US Airways trims Pittsburgh: In the old days of US Airways, Philadelphia; Charlotte, N.C.; and Pittsburgh were major hubs. When the airline merged with America West, Phoenix and Las Vegas joined the party.

But last week, the Phoenix-based airline, which is McCarran International Airport's No. 2 carrier, announced cuts at Pittsburgh, which has one of the East Coast's most modern airports.

The company said in January, it would reduce mainline flying from 31 to 22 daily flights and regional flying on the US Airways Express commuter partner would be reduced from 77 to 46 daily flights.

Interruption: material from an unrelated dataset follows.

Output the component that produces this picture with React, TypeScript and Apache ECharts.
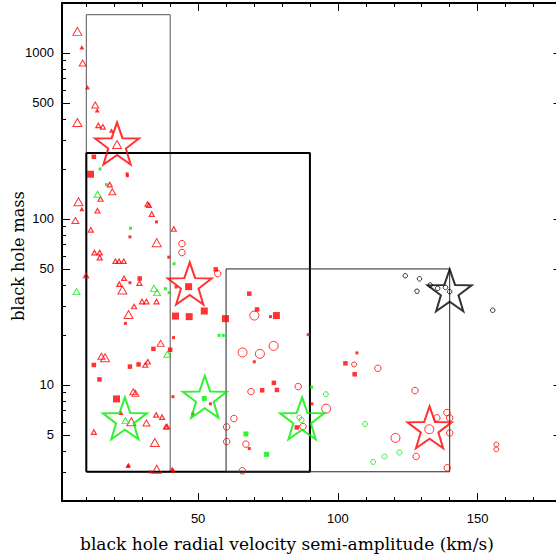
import React, { useEffect, useRef } from "react";
import * as echarts from "echarts";

// ---- data (velocity km/s, black hole mass) ----
const redTriangleLarge = [[6.8,1349],[6.8,381],[7.2,127],[21,281],[35.2,72],[22.9,37.3],[25.1,26.6],[16.7,14.6],[26.1,6.0],[34.5,4.5],[35.2,3.11]];
const redTriangleMedium = [[8.7,871],[19.3,146],[6.1,98],[15.4,14.9],[26.8,9.1],[27.6,8.9],[36.6,17.8],[31.5,5.9],[13.2,486]];
const redTriangleSmall = [[14.3,366],[15.9,359],[18.4,161],[15.1,132],[14.0,112],[31.9,123],[32.4,121],[33.4,107],[11.6,86],[41.3,87],[12.9,62.7],[14.8,62.7],[14.8,58.5],[20.4,55.7],[21.7,55.7],[23.4,55.7],[9.9,45.7],[23.5,44],[21.8,40.5],[29.0,41.1],[29.9,31.8],[31.5,31.8],[35.1,31.8],[27.1,29.7],[31.1,13.2],[32,13.8],[35,6.6],[37.1,6.4],[38.5,5.6],[38.9,5.6],[12.7,5.2]];
const redTriangleFilled = [[8.4,1081],[10.4,621],[13.9,452],[19.0,341],[8.4,115],[24.9,3.26],[25.1,3.3],[40.7,3.13],[41.1,3.05],[22.4,6.8]];
const redDots = [[25.6,78],[35.1,96],[25.6,41.3],[24,23.5],[41.2,19.3],[39.5,58.9],[41,8.5],[54.4,7.7],[48.1,6.7],[70.1,13.8],[75.9,25.8],[89.4,20.1],[90.7,7.7],[106.8,15.6],[24.6,187],[24.7,182],[42.1,38.9],[68.3,4.14],[32.9,2.99]];
const redSquares = [[12.7,237],[14.7,10.8],[12.7,13.2],[25.6,12.9],[28.7,13.3],[34,16.5],[40,16.3],[29.1,43.8],[68.3,35.5],[71.1,28.5],[72.9,9.29],[77.1,10.3],[78.2,9.33],[85.3,5.55],[102.7,13.5],[106,11.6],[56.3,49.7]];
const redSquaresLarge = [[11.5,186],[20.8,8.24],[46.6,39.1],[41.9,26],[46.8,25.8],[52.2,27.9],[59.8,25.1],[78,26.2]];
const redCirclesLarge = [[65.9,15.7],[72.1,15.4],[77,17.2],[70.1,26.2],[95.8,7.2],[120.6,4.8],[132.7,5.41]];
const redCircles = [[44.2,71],[44.2,62.7],[57,46.8],[68.9,9.12],[85.8,9.78],[87.5,5.62],[60.2,5.59],[60.2,4.56],[62.8,6.28],[65.8,3.04],[67.1,4.4],[114.3,12.6],[127.6,9.25],[135.4,6.33],[139,6.82],[140,6.33],[140,5.14],[128,3.71],[139.1,3.17]];
const redCirclesSmall = [[105.8,13.3],[156.7,4.38],[156.7,4.1]];
const greenTriangles = [[6.5,36.5],[14,141],[34.2,38.2],[24,6.1],[39,15.3],[35.3,36]];
const greenDots = [[14.9,200],[17.2,161],[25.8,88],[41.4,53.7],[38.3,38],[39.6,36],[57.5,19.9],[59,19.9],[90.6,9.7]];
const greenSquares = [[52.2,8.3],[67.1,5.07],[74.5,3.82]];
const greenCircles = [[95.7,8.8],[109.7,5.82],[112.6,3.44],[116.7,3.71],[122,3.92],[86.2,6.37],[87,6.16]];
const blackCircles = [[124.1,45.5],[129.2,43.6],[128.3,36.7],[135.7,38.2],[138.5,38.7],[140,36.5],[155.4,28.2],[133,40]];
const redStars = [[21,285],[47,40.9],[132.8,5.56]];
const greenStars = [[23.8,6.3],[52.4,8.49],[87.2,6.3]];
const blackStars = [[140,37.2]];

// boxes: [xMin, xMax, massMin, massMax]
const boxA = [10, 40, 3, 1700];
const boxB = [10, 90, 3, 250];
const boxC = [60, 140, 3, 50];

// axes
const xRange = [1.3, 180];
const massRange = [2, 2000];
const xMajorTicks = [50, 100, 150];
const xMinorTicks = [10, 20, 30, 40, 60, 70, 80, 90, 110, 120, 130, 140, 160, 170];
const massMajorTicks = [5, 10, 50, 100, 500, 1000];
const massMinorTicks = [3, 4, 6, 7, 8, 9, 20, 30, 40, 60, 70, 80, 90, 200, 300, 400, 600, 700, 800, 900];
const xTitle = "black hole radial velocity semi-amplitude (km/s)";
const yTitle = "black hole mass";

const RED = "#ff0000";
const GREEN = "#00ee00";
const BLACK = "#000000";

const lg = (v: number) => Math.log10(v);
const tr = (d: number[][]) => d.map(([x, m]) => [x, lg(m)]);

function starPath(inner: number) {
  const pts: string[] = [];
  for (let i = 0; i < 10; i++) {
    const a = (-90 + i * 36) * Math.PI / 180;
    const r = i % 2 === 0 ? 10 : 10 * inner;
    pts.push(`${(r * Math.cos(a)).toFixed(3)} ${(r * Math.sin(a)).toFixed(3)}`);
  }
  return "path://M" + pts.join(" L") + " Z";
}
const STAR = starPath(0.4);

function scatter(data: number[][], symbol: string, size: any, color: string, filled: boolean, lw = 1, z = 3) {
  return {
    type: "scatter",
    data: tr(data),
    symbol,
    symbolSize: size,
    z,
    silent: true,
    itemStyle: filled
      ? { color, borderWidth: 0 }
      : { color: "rgba(0,0,0,0)", borderColor: color, borderWidth: lw },
  };
}

function box(b: number[], color: string, width: number) {
  const [x0, x1, y0, y1] = b;
  return {
    type: "line",
    data: tr([[x0, y0], [x0, y1], [x1, y1], [x1, y0], [x0, y0]]),
    symbol: "none",
    silent: true,
    z: 2,
    lineStyle: { color, width },
  };
}

const tickFont = { fontFamily: "Liberation Sans, Arial, sans-serif", fontSize: 13, color: "#000" };

function xAxisDef(position: string, ticks: number[], len: number, showLine: boolean, showLabel: boolean) {
  return {
    type: "value",
    position,
    min: xRange[0],
    max: xRange[1],
    splitLine: { show: false },
    axisLine: { show: showLine, onZero: false, lineStyle: { color: BLACK, width: 2 } },
    axisTick: { show: true, inside: true, length: len, customValues: ticks, lineStyle: { color: BLACK, width: 1 } },
    axisLabel: showLabel
      ? { show: true, customValues: xMajorTicks, margin: 11, ...tickFont }
      : { show: false },
  };
}

function yAxisDef(position: string, ticks: number[], len: number, showLine: boolean, showLabel: boolean) {
  return {
    type: "value",
    position,
    min: lg(massRange[0]),
    max: lg(massRange[1]),
    splitLine: { show: false },
    axisLine: { show: showLine, onZero: false, lineStyle: { color: BLACK, width: 2 } },
    axisTick: { show: true, inside: true, length: len, customValues: ticks.map(lg), lineStyle: { color: BLACK, width: 1 } },
    axisLabel: showLabel
      ? {
          show: true,
          customValues: massMajorTicks.map(lg),
          margin: 8,
          formatter: (v: number) => String(Math.round(Math.pow(10, v))),
          ...tickFont,
        }
      : { show: false },
  };
}

export default function App() {
  const ref = useRef<HTMLDivElement>(null);
  useEffect(() => {
    if (!ref.current) return;
    const chart = echarts.init(ref.current, null, { renderer: "svg" });
    chart.setOption({
      animation: false,
      backgroundColor: "#fff",
      grid: { left: 62, top: 3, right: -5.5, bottom: 58, containLabel: false, outerBoundsMode: "none" },
      xAxis: [
        xAxisDef("bottom", xMajorTicks, 8, true, true),
        xAxisDef("bottom", xMinorTicks, 4, false, false),
        xAxisDef("top", xMajorTicks, 8, true, false),
        xAxisDef("top", xMinorTicks, 4, false, false),
      ],
      yAxis: [
        yAxisDef("left", massMajorTicks, 8, true, true),
        yAxisDef("left", massMinorTicks, 4, false, false),
        yAxisDef("right", massMajorTicks, 8, true, false),
      ],
      graphic: [
        {
          type: "text",
          left: 80,
          top: 535,
          style: { text: xTitle, fill: "#000", font: "17px 'DejaVu Serif', serif" },
        },
        {
          type: "text",
          x: 18,
          y: 256,
          rotation: Math.PI / 2,
          style: {
            text: yTitle,
            fill: "#000",
            font: "16px 'DejaVu Serif', serif",
            align: "center",
            verticalAlign: "middle",
            textAlign: "center",
            textVerticalAlign: "middle",
          },
        },
      ],
      series: [
        box(boxA, "#555555", 1),
        box(boxB, BLACK, 2),
        box(boxC, "#222222", 1),
        scatter(redTriangleLarge, "triangle", [9, 8], RED, false, 1),
        scatter(redTriangleMedium, "triangle", [7, 6], RED, false, 1),
        scatter(redTriangleSmall, "triangle", [5, 4.5], RED, false, 1.2),
        scatter(redTriangleFilled, "triangle", [5, 4.5], RED, true),
        scatter(redDots, "rect", 3, RED, true),
        scatter(redSquares, "rect", 4.5, RED, true),
        scatter(redSquaresLarge, "rect", 7, RED, true),
        scatter(redCirclesLarge, "circle", 9, RED, false, 1),
        scatter(redCircles, "circle", 6.5, RED, false, 1),
        scatter(redCirclesSmall, "circle", 5, RED, false, 1),
        scatter(greenTriangles, "triangle", [7, 6], GREEN, false, 1),
        scatter(greenDots, "rect", 3, GREEN, true),
        scatter(greenSquares, "rect", 5, GREEN, true),
        scatter(greenCircles, "circle", 5, GREEN, false, 1),
        scatter(blackCircles, "circle", 4.5, BLACK, false, 1),
        scatter(redStars, STAR, [44, 42], RED, false, 2, 5),
        scatter(greenStars, STAR, [44, 42], GREEN, false, 2, 5),
        scatter(blackStars, STAR, [44, 42], BLACK, false, 2, 5),
      ],
    });
    return () => chart.dispose();
  }, []);
  return (
    <div
      ref={ref}
      style={{ position: "fixed", left: 0, top: 0, width: 556, height: 559, background: "#fff" }}
    />
  );
}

The airline's flight crew base will close, forcing 500 pilots and flight attendants to start their trips from some other US Airways location. About 450 employees will be offered jobs elsewhere in the US Airways system.

People in Pittsburgh, of course, are crying foul, but the fact is that when mergers occur, somebody's going to lose. Just ask Reno, which had a cool little airline called Reno Air which flew between 1992 and 1999 before it was gobbled up by American Airlines. It didn't take long for American to gut most of the Reno Air schedule and redeploy the aircraft to other routes.

Thankfully for local US Airways employees, it wasn't Las Vegas that took the hit, although there are never any guarantees that it won't happen here someday. Incidentally, the two round trips between Las Vegas and Pittsburgh were among those that were spared in the cutback. The biggest hit occurred between Pittsburgh and Boston, with all three round trips scrapped.